Even when farmers are “certified,” they’re still often underpaid.
Still living in poverty.
Still locked into contracts that keep them powerless.
But hey, your cup had a sticker on it so it must be ethical.
Right?
Coffee farming isn’t gentle.
Forests get cut down to make space for more crops.
Pesticides get sprayed to keep the bugs off the beans.
Water gets drained, soil gets exhausted, and ecosystems collapse in slow motion. All so we can say “make it a double” without thinking twice.
And the demand keeps rising.
Faster. Cheaper. More efficient.
Because every new Starbucks that opens?
That’s not a win for local jobs.
That’s a signal to squeeze harder.
There are people, kids even, who harvest beans barefoot in the mud.

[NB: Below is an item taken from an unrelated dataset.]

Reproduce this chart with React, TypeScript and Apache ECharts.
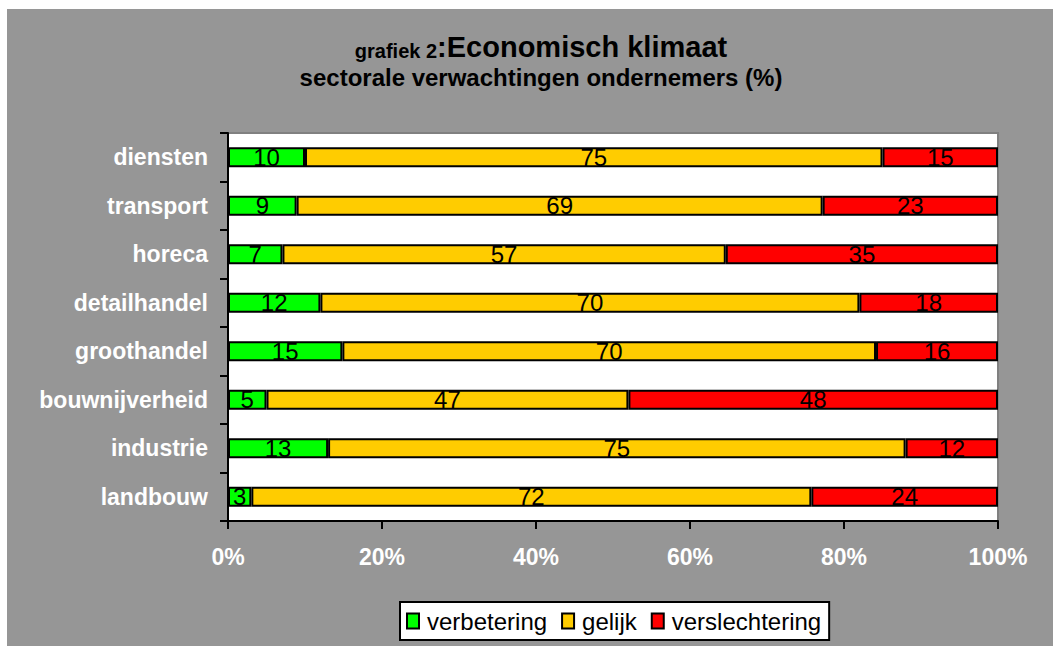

Who get paid by the kilo, not the hour.
Who don’t know what a latte is but have picked the beans for a thousand of them.
And they’ll never be in the commercials.
They’ll never show up in the cozy ads.
They’ll never get a sip of what you sip.
Because they’re not the story.
They’re the supply chain.
So next time you take a drink, just pause.
No guilt trip. No sermon. No boycott.
Just awareness.
Because you’re not holding a beverage.
You’re holding the end product of a global machine.
And that machine runs on caffeine, water, and invisible people.